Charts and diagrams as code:
=-=-=-=-=
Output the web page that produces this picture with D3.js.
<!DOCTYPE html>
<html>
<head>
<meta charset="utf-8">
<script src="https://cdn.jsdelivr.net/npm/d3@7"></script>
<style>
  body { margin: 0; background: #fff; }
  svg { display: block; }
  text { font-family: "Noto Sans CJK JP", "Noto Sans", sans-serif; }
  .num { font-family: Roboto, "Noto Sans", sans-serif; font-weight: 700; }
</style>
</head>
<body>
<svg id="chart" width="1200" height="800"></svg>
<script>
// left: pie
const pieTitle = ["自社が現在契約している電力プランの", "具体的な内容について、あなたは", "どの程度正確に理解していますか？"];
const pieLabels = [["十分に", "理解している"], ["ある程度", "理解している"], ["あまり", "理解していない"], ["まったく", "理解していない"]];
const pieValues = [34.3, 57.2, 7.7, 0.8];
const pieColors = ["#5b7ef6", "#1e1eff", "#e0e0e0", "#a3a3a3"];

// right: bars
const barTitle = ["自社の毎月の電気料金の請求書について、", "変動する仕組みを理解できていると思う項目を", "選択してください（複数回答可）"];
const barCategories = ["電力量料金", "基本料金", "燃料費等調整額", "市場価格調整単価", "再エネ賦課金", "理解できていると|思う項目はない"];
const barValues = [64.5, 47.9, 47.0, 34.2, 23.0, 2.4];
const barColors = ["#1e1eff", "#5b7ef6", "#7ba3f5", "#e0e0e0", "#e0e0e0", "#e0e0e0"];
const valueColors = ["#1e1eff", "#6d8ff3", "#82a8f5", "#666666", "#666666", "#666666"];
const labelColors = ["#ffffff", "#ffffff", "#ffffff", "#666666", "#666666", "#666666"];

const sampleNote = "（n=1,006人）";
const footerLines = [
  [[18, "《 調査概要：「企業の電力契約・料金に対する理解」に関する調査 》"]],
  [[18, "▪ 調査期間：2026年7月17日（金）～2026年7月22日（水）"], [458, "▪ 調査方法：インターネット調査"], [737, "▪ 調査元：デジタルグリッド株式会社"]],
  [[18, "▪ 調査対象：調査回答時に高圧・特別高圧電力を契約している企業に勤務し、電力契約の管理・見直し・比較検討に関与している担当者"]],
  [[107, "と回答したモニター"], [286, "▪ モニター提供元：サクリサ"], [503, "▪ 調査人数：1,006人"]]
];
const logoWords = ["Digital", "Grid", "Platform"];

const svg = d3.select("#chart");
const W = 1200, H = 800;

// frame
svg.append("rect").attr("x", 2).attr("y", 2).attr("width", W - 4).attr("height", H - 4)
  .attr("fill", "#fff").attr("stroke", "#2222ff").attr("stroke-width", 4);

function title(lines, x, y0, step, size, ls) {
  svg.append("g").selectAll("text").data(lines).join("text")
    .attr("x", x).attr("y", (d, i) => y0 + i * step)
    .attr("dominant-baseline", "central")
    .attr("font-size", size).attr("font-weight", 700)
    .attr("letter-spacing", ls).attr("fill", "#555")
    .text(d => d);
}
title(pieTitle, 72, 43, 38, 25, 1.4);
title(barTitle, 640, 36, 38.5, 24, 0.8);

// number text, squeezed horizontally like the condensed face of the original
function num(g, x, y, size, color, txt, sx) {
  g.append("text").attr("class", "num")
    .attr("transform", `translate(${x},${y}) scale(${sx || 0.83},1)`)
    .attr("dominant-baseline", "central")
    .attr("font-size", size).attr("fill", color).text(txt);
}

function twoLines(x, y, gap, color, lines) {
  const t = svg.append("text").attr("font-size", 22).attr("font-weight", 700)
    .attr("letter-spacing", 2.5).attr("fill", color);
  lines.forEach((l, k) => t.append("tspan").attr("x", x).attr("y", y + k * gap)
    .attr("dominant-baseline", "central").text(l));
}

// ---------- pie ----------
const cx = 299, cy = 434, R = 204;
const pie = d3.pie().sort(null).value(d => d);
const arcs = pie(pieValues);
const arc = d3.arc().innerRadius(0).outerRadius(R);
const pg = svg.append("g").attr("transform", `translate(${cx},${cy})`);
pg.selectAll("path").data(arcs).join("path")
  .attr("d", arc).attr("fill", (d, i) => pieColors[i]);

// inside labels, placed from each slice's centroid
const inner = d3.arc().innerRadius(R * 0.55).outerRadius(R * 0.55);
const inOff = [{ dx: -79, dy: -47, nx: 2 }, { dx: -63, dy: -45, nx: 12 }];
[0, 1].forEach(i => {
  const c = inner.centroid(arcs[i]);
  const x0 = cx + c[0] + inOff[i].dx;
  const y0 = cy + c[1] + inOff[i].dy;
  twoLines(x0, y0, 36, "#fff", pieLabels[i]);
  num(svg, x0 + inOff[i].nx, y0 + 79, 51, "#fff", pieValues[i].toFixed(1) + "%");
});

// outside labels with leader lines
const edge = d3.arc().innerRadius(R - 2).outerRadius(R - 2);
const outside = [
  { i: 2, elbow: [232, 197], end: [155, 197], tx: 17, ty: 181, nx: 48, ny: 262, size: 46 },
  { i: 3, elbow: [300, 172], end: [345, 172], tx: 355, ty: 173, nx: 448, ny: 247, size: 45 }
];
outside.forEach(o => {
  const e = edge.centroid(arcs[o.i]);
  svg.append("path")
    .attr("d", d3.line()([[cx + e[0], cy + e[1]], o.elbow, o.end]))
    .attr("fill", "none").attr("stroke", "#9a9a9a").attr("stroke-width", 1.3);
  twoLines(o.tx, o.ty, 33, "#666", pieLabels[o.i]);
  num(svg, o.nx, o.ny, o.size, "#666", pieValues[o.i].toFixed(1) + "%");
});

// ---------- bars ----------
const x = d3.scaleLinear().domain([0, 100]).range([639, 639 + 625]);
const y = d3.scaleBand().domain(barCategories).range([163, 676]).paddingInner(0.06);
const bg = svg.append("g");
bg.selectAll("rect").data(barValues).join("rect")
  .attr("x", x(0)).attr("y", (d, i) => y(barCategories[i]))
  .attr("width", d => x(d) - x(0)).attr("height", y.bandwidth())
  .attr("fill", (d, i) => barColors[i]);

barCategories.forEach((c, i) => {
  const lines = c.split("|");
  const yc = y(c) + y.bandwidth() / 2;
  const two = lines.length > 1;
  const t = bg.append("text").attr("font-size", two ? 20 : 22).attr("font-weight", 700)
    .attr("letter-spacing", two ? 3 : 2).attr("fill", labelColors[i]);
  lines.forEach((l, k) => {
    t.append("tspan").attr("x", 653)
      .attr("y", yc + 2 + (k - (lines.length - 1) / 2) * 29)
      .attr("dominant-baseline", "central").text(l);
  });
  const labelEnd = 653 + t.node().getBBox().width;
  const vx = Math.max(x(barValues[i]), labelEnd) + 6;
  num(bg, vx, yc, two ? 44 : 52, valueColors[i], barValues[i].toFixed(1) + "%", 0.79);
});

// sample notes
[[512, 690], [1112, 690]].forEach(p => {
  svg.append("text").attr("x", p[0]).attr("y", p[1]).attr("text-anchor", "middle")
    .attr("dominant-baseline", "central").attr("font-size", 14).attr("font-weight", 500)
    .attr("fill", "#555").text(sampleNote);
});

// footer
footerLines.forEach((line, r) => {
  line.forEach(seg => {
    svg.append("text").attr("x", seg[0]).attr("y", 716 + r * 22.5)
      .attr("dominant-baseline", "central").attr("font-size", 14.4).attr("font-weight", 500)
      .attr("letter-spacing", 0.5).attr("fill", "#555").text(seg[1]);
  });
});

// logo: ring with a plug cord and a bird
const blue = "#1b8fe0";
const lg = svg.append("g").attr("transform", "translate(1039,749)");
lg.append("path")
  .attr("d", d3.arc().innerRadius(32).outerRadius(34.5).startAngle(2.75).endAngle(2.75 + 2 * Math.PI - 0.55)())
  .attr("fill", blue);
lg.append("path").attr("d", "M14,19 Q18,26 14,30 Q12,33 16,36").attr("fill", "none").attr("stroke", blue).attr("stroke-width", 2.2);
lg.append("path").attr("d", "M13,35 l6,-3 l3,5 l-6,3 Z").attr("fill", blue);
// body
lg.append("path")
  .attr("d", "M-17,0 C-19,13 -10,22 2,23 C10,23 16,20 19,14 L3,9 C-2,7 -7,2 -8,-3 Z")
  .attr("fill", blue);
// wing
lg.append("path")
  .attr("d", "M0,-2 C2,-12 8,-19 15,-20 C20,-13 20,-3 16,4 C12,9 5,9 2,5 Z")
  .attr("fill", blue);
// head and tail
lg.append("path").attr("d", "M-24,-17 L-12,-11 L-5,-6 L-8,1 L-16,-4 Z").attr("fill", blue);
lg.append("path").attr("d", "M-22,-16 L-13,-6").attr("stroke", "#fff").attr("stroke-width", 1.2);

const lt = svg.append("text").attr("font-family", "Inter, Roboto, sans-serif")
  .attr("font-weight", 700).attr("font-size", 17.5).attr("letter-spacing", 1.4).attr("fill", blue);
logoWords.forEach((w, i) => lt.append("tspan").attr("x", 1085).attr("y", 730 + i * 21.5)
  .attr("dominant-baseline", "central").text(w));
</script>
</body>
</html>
=-=-=-=-=
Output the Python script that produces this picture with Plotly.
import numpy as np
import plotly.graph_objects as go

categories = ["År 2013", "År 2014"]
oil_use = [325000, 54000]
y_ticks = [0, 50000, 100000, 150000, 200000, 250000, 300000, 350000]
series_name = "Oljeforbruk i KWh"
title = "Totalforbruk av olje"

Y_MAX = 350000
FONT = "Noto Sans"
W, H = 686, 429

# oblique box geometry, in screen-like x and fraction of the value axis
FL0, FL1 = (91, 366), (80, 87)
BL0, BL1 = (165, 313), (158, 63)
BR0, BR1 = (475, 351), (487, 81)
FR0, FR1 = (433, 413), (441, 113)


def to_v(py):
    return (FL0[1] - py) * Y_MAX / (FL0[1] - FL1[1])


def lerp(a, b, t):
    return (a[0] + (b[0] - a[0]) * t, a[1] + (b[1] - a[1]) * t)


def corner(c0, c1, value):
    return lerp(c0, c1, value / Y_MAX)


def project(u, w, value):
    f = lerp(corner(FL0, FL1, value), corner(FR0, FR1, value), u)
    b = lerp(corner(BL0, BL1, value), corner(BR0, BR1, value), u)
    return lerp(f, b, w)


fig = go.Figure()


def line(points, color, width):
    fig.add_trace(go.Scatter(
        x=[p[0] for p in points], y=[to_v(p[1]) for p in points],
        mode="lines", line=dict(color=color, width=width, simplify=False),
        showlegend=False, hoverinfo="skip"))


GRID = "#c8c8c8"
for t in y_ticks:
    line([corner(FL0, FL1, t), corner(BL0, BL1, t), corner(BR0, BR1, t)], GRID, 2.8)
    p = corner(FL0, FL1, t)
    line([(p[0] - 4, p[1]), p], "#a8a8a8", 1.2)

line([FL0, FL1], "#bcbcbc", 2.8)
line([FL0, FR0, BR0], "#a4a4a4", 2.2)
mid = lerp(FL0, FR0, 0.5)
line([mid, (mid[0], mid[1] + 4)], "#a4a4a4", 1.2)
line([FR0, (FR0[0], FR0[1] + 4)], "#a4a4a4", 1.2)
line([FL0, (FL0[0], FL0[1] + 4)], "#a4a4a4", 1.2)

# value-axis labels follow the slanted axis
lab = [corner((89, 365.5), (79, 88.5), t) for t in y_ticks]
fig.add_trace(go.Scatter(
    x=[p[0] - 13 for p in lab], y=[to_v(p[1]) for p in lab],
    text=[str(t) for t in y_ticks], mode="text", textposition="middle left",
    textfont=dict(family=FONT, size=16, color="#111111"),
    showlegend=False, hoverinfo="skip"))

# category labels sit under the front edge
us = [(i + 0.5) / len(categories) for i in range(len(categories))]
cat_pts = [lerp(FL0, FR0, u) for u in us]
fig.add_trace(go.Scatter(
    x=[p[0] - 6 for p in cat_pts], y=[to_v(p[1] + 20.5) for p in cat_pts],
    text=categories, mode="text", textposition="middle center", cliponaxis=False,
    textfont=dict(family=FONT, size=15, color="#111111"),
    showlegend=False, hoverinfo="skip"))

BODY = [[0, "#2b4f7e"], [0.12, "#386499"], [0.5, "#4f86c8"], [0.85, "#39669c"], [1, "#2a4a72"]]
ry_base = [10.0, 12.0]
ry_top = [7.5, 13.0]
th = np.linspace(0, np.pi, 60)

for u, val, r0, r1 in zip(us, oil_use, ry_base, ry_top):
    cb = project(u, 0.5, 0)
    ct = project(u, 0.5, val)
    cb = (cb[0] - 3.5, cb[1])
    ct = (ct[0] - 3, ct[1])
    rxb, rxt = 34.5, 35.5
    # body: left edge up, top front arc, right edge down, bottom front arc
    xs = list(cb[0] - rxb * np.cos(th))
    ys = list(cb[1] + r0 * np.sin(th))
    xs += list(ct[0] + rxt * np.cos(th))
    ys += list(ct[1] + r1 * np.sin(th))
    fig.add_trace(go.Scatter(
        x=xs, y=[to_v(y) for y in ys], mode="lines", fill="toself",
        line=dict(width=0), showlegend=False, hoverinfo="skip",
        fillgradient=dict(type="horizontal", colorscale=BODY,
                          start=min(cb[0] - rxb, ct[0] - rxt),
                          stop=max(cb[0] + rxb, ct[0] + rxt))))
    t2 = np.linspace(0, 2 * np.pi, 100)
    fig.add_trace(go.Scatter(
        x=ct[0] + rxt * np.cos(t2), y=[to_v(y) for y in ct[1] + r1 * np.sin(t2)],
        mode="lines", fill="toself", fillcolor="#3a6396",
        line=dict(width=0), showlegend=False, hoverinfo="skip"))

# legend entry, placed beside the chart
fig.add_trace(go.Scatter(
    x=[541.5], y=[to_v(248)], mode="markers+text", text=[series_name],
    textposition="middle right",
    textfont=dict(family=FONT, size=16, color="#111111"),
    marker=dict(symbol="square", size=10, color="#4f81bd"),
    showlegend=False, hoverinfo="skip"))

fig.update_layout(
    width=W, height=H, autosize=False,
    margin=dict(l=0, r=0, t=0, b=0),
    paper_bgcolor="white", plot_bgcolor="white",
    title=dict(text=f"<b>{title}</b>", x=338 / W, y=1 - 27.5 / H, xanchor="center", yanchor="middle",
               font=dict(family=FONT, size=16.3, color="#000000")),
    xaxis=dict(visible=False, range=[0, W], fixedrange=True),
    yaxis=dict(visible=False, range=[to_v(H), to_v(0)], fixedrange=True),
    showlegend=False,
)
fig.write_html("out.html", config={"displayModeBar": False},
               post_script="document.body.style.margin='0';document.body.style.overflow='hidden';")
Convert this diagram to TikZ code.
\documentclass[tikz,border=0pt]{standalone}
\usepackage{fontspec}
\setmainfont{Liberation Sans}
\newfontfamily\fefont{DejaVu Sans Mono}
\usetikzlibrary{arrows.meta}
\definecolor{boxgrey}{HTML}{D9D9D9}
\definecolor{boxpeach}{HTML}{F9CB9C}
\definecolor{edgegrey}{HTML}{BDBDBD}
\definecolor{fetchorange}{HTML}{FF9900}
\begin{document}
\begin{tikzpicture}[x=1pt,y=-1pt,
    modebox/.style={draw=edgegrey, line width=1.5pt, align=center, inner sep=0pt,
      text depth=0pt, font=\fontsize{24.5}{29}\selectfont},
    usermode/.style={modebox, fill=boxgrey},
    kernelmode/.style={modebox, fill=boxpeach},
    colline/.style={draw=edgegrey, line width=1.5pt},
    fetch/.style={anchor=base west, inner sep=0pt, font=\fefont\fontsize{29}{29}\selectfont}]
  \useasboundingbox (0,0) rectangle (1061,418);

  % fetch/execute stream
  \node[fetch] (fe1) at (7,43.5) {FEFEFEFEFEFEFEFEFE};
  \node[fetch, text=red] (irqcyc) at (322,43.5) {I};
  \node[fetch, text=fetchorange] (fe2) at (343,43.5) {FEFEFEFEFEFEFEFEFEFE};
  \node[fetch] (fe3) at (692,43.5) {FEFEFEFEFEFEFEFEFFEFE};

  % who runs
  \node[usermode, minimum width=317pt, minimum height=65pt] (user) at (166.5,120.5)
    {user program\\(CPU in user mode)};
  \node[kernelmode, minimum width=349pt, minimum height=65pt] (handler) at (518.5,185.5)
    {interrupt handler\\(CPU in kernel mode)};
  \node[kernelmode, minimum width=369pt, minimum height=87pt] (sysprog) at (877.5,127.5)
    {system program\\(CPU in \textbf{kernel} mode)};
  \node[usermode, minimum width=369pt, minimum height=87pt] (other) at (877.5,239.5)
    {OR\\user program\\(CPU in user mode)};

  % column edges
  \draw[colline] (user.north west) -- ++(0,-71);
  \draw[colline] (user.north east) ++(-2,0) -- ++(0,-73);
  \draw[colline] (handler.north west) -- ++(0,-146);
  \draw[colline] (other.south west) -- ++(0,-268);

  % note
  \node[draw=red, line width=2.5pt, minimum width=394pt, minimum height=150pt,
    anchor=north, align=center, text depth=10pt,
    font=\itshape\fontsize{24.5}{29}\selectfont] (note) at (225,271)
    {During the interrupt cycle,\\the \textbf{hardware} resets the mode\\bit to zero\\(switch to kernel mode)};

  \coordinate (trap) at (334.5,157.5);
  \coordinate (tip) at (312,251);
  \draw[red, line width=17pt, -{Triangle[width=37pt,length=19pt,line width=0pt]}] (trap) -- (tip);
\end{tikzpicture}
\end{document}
=-=-=-=-=
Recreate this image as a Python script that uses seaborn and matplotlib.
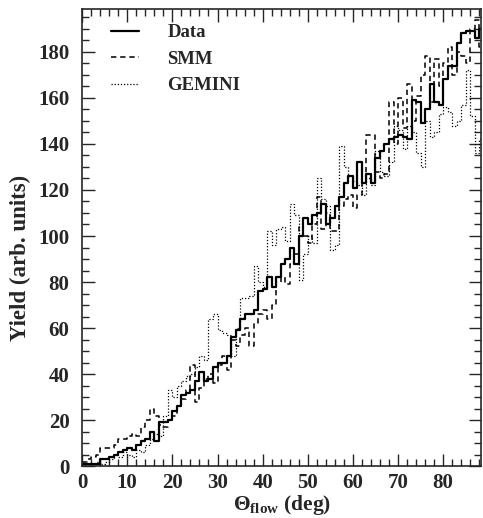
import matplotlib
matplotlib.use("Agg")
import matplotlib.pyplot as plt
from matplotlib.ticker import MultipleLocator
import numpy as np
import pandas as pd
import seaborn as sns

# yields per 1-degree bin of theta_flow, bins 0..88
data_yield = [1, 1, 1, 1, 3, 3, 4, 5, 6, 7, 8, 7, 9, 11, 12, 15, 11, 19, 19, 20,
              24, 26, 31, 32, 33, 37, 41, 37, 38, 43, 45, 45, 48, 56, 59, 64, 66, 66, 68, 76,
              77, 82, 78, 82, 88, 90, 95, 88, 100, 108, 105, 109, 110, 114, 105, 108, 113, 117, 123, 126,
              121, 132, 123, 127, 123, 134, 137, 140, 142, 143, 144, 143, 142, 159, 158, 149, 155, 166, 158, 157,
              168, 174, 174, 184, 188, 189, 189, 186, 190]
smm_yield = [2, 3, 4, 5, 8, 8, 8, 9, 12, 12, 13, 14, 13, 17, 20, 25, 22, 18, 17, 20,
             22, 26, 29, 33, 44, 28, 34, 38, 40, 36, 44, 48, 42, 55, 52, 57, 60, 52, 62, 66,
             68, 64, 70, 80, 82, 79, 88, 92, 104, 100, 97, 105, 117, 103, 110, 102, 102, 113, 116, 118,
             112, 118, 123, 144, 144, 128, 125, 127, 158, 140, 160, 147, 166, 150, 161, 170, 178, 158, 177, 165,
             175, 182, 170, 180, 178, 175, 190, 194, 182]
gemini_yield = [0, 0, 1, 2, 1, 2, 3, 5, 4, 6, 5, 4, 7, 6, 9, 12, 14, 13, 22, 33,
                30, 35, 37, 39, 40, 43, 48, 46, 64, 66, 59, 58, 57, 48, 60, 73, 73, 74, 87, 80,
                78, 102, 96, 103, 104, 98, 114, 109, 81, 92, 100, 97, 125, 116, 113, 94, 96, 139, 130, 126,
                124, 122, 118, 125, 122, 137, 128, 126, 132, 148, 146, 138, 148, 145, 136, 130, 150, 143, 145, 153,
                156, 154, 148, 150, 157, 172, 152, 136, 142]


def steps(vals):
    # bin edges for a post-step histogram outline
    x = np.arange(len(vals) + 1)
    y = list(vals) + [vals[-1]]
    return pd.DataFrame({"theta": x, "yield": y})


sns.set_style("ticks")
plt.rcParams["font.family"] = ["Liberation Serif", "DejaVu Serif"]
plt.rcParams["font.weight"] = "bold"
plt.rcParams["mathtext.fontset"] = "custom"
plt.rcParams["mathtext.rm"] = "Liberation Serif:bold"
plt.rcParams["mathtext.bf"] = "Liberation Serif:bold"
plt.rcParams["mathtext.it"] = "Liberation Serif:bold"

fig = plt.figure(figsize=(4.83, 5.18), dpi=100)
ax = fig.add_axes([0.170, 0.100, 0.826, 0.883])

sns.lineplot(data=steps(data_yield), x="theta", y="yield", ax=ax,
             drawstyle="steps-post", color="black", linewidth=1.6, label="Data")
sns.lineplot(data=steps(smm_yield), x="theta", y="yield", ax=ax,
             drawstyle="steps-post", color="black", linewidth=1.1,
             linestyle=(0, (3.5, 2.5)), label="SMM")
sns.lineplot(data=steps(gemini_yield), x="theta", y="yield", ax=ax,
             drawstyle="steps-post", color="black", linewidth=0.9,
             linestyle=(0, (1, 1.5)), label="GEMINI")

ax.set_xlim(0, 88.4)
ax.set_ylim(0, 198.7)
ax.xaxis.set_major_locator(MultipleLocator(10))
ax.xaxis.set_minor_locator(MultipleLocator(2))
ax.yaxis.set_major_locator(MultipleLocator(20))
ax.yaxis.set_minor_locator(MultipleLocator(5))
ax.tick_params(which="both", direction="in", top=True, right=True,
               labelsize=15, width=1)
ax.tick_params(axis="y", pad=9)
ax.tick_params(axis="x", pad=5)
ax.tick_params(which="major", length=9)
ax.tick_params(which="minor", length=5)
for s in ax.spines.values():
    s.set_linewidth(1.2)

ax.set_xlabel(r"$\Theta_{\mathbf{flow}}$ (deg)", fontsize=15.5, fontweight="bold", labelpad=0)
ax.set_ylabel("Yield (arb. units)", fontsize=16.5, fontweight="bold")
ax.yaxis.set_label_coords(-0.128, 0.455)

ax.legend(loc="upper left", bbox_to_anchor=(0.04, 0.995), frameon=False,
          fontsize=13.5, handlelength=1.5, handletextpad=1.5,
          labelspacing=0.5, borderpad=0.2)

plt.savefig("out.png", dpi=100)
=-=-=-=-=
▶ **What you will do**:
Extract and reproduce exactly the lines opening with the line containing "Convert this diagram to TikZ code." and closing with the line containing "west) -- ++(0,-268);", inclusive.

▶ **Solved problem**:
Convert this diagram to TikZ code.
\documentclass[tikz,border=0pt]{standalone}
\usepackage{fontspec}
\setmainfont{Liberation Sans}
\newfontfamily\fefont{DejaVu Sans Mono}
\usetikzlibrary{arrows.meta}
\definecolor{boxgrey}{HTML}{D9D9D9}
\definecolor{boxpeach}{HTML}{F9CB9C}
\definecolor{edgegrey}{HTML}{BDBDBD}
\definecolor{fetchorange}{HTML}{FF9900}
\begin{document}
\begin{tikzpicture}[x=1pt,y=-1pt,
    modebox/.style={draw=edgegrey, line width=1.5pt, align=center, inner sep=0pt,
      text depth=0pt, font=\fontsize{24.5}{29}\selectfont},
    usermode/.style={modebox, fill=boxgrey},
    kernelmode/.style={modebox, fill=boxpeach},
    colline/.style={draw=edgegrey, line width=1.5pt},
    fetch/.style={anchor=base west, inner sep=0pt, font=\fefont\fontsize{29}{29}\selectfont}]
  \useasboundingbox (0,0) rectangle (1061,418);

  % fetch/execute stream
  \node[fetch] (fe1) at (7,43.5) {FEFEFEFEFEFEFEFEFE};
  \node[fetch, text=red] (irqcyc) at (322,43.5) {I};
  \node[fetch, text=fetchorange] (fe2) at (343,43.5) {FEFEFEFEFEFEFEFEFEFE};
  \node[fetch] (fe3) at (692,43.5) {FEFEFEFEFEFEFEFEFFEFE};

  % who runs
  \node[usermode, minimum width=317pt, minimum height=65pt] (user) at (166.5,120.5)
    {user program\\(CPU in user mode)};
  \node[kernelmode, minimum width=349pt, minimum height=65pt] (handler) at (518.5,185.5)
    {interrupt handler\\(CPU in kernel mode)};
  \node[kernelmode, minimum width=369pt, minimum height=87pt] (sysprog) at (877.5,127.5)
    {system program\\(CPU in \textbf{kernel} mode)};
  \node[usermode, minimum width=369pt, minimum height=87pt] (other) at (877.5,239.5)
    {OR\\user program\\(CPU in user mode)};

  % column edges
  \draw[colline] (user.north west) -- ++(0,-71);
  \draw[colline] (user.north east) ++(-2,0) -- ++(0,-73);
  \draw[colline] (handler.north west) -- ++(0,-146);
  \draw[colline] (other.south west) -- ++(0,-268);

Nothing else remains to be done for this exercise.